Task statement: Extract the lines from the start through the line that holds "import matplotlib.dates as mdates", both included, omitting all images.

Information shown:
::::

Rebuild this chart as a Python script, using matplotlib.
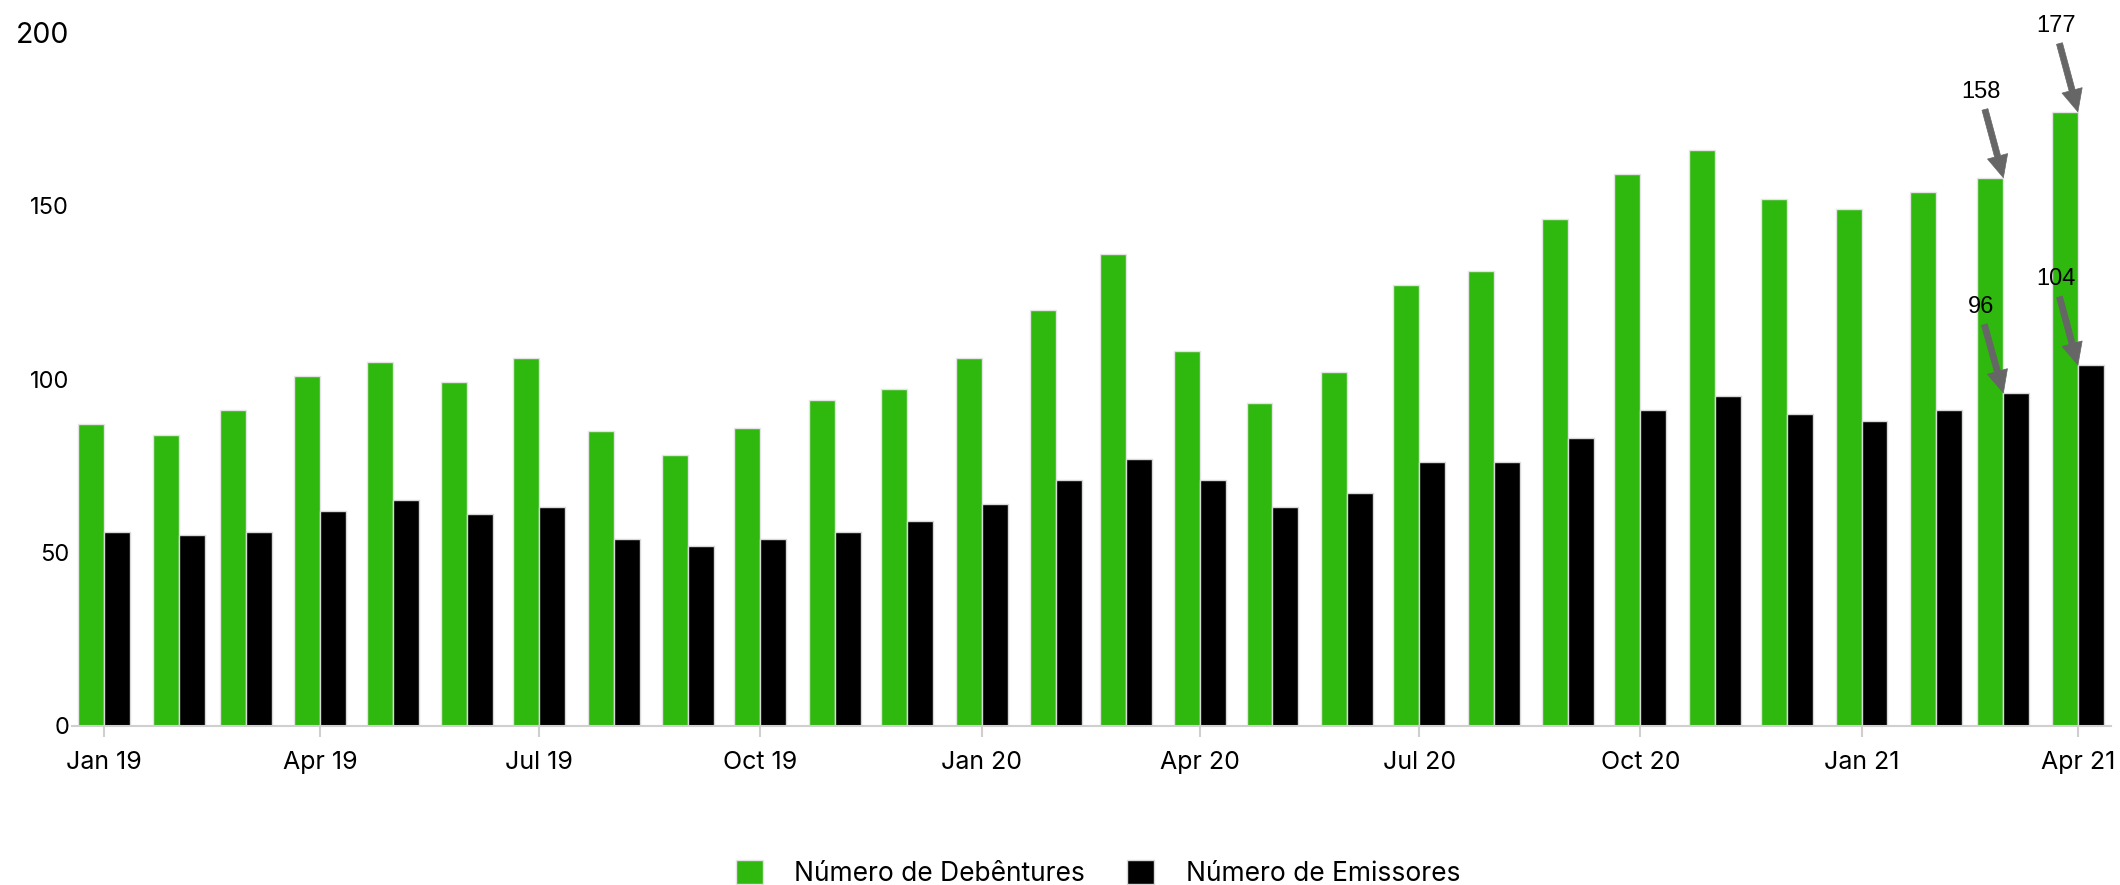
import datetime as dt

import matplotlib
matplotlib.use('Agg')
import matplotlib.pyplot as plt
import matplotlib.dates as mdates

months = ['2019-01', '2019-02', '2019-03', '2019-04', '2019-05', '2019-06', '2019-07',
          '2019-08', '2019-09', '2019-10', '2019-11', '2019-12', '2020-01', '2020-02',
          '2020-03', '2020-04', '2020-05', '2020-06', '2020-07', '2020-08', '2020-09',
          '2020-10', '2020-11', '2020-12', '2021-01', '2021-02', '2021-03', '2021-04']
debentures = [87, 84, 91, 101, 105, 99, 106, 85, 78, 86, 94, 97, 106, 120,
              136, 108, 93, 102, 127, 131, 146, 159, 166, 152, 149, 154, 158, 177]
emissores = [56, 55, 56, 62, 65, 61, 63, 54, 52, 54, 56, 59, 64, 71,
             77, 71, 63, 67, 76, 76, 83, 91, 95, 90, 88, 91, 96, 104]
tick_labels = ['Jan 19', 'Apr 19', 'Jul 19', 'Oct 19', 'Jan 20', 'Apr 20', 'Jul 20',
               'Oct 20', 'Jan 21', 'Apr 21']
yticks = [0, 50, 100, 150, 200]

GREEN = '#2fb90f'
tick_font = ['Inter', 'DejaVu Sans']

dates = [dt.datetime.strptime(m, '%Y-%m') for m in months]
x = mdates.date2num(dates)
bar_w = 10.8  # days

fig = plt.figure(figsize=(21.2, 8.85), dpi=100)
ax = fig.add_axes([0.034, 0.1797, 0.9619, 0.7841])

ax.bar(x, debentures, width=-bar_w, align='edge', color=GREEN,
       edgecolor='#e4e4e4', linewidth=1, label='Número de Debêntures')
ax.bar(x, emissores, width=bar_w, align='edge', color='black',
       edgecolor='#d8d8d8', linewidth=1, label='Número de Emissores')

ax.set_xlim(x[0] - 13.3, x[-1] + 13.9)
ax.set_ylim(0, 200)

for s in ['top', 'right', 'left']:
    ax.spines[s].set_visible(False)
ax.spines['bottom'].set_color('#cfcfcf')
ax.spines['bottom'].set_linewidth(1.5)

ax.set_xticks(x[::3])
ax.set_xticklabels(tick_labels, fontsize=18, family=tick_font)
ax.tick_params(axis='x', length=8, width=1.5, color='#cfcfcf', pad=10)
ax.set_yticks(yticks)
ax.set_yticklabels([str(v) for v in yticks], fontsize=17, family=tick_font)
ax.tick_params(axis='y', length=0, pad=2)
ax.get_yticklabels()[-1].set_fontsize(20.5)

# callouts on the last two months
arrow = dict(arrowstyle='simple,head_length=0.8,head_width=0.75,tail_width=0.22',
             mutation_scale=20, facecolor='#666666', edgecolor='#666666', lw=0.5,
             relpos=(0.55, 0.0), shrinkA=3, shrinkB=0)
for i in [-2, -1]:
    for vals in (debentures, emissores):
        ax.annotate(str(vals[i]), xy=(x[i], vals[i]), xytext=(-16, 62),
                    textcoords='offset points', ha='center', va='center',
                    fontsize=17, family=['Liberation Sans', 'DejaVu Sans'],
                    arrowprops=arrow, annotation_clip=False)

fig.legend(loc='center', bbox_to_anchor=(0.518, 0.013), ncol=2, frameon=False,
           prop={'family': tick_font, 'size': 19}, handlelength=1, handleheight=1,
           handletextpad=1.2, columnspacing=1.6)

fig.savefig('out.png', dpi=100)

::::

Worked answer:
Rebuild this chart as a Python script, using matplotlib.
import datetime as dt

import matplotlib
matplotlib.use('Agg')
import matplotlib.pyplot as plt
import matplotlib.dates as mdates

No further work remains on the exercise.